Fact of the matter is, yes you have said that many times now, but you have not produced the documentation specifically and literally supporting your argument. There is NO legal wording in the 8-K that legally binds BofA against being allowed to hedge the investment or specifically stating what a “certain event” is. If you were a BofA shareholder and you saw the firm making that kind of investment in a near dead horse you are expecting that they hedge. If they don’t when it is perfectly legal and deters some of the risk of the convertible, they will piss off many an investor/shareholder.

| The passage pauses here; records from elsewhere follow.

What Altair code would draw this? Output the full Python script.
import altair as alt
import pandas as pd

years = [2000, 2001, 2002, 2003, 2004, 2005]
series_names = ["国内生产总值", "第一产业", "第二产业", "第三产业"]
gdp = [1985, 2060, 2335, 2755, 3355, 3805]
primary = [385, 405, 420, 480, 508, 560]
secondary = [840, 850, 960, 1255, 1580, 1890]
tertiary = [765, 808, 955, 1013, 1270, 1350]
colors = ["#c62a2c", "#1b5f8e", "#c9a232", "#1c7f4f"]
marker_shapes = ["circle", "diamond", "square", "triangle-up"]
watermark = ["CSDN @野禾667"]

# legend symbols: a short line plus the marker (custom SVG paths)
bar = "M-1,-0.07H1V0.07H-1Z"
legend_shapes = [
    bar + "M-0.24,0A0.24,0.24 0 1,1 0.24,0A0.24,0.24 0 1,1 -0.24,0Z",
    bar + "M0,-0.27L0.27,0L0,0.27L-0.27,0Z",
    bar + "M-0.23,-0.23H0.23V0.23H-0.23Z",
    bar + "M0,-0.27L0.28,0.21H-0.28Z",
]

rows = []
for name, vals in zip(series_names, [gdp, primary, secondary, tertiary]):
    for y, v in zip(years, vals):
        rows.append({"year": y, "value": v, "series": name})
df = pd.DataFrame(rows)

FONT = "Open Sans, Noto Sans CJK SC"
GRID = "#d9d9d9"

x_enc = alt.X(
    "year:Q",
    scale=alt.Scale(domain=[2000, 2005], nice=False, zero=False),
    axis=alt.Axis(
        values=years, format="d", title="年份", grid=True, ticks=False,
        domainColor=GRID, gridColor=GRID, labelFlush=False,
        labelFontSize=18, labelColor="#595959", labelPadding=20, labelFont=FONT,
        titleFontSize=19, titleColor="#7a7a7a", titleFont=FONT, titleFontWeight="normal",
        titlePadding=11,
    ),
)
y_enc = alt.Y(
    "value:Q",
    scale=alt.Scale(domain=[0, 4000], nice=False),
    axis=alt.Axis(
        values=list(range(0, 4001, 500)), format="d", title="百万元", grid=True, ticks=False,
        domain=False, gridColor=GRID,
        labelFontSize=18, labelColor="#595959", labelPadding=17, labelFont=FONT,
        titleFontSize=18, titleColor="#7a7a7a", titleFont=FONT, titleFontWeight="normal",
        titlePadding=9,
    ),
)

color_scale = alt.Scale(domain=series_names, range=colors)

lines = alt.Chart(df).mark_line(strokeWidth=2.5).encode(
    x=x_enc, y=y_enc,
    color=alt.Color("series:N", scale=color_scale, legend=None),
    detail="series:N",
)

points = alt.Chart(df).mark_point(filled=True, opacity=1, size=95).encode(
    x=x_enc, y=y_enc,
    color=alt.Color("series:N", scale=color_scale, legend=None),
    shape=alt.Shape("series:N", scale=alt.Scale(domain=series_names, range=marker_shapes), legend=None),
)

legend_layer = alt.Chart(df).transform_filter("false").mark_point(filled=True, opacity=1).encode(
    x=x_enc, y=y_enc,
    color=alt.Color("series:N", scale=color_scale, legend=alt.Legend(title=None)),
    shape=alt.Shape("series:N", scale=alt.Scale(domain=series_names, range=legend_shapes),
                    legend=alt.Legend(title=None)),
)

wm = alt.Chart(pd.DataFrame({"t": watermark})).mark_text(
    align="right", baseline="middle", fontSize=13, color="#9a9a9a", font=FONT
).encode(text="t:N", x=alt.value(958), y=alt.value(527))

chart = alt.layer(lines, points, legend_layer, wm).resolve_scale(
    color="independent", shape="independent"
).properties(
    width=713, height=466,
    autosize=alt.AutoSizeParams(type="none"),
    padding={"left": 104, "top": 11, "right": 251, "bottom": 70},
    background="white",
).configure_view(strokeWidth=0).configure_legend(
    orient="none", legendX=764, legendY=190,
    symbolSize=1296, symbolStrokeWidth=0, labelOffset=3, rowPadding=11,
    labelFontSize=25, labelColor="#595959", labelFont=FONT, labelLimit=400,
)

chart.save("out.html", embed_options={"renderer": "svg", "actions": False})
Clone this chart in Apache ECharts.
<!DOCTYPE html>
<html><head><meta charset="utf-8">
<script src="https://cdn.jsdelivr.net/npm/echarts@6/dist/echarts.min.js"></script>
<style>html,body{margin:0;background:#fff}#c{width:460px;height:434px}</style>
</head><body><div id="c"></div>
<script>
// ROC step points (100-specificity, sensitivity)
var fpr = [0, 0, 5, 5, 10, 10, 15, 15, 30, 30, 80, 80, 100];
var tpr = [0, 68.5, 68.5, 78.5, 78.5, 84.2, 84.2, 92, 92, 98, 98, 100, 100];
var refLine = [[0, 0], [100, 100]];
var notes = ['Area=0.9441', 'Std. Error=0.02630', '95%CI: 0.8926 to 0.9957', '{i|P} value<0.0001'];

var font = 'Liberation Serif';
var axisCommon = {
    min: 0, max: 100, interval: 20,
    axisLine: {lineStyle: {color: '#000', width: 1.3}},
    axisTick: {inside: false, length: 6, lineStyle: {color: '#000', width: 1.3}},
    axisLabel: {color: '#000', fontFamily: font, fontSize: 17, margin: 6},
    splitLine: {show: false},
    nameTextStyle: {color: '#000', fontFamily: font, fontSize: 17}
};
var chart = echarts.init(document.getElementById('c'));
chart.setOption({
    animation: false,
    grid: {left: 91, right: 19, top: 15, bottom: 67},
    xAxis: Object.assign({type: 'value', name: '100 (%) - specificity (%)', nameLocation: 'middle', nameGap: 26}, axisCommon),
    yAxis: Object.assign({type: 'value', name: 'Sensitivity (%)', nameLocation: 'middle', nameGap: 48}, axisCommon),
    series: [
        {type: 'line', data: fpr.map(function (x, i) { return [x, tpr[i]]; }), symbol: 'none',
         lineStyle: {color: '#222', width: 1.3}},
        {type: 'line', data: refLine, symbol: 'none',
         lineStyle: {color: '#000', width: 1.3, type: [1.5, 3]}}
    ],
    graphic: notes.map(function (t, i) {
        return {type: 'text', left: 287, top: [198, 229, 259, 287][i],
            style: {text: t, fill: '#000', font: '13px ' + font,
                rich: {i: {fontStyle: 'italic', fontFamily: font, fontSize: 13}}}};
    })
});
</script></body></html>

I can guarantee that with the current legalize (or lack of!) in the 8-K, if CFC does go BK, BofA with preferred shares will be getting “1st” dibs to $2B in equity at the value of liquidation. Since there are not any other noted “Preferred” large shareholders the first $2B goes straight to BofA if there is $2B at all. If the liquidation value is less than that then BofA will have a legal course for recovering the CFC loan servicing unit which is the only piece of CFC of any value. Add to that the ~7% on the convertible they were collecting and the ~25% or greater hedge and it is a low-risk win big investment by BofA.
If you provide written documentation prohibiting BofA from doing any of this please present and I will eat my words. If it is not specifically prohibited and legally bound it is a loophole and you can bet your money they are exploiting it. That is what these companies do and why they have $200+Billion market cap. That is their business.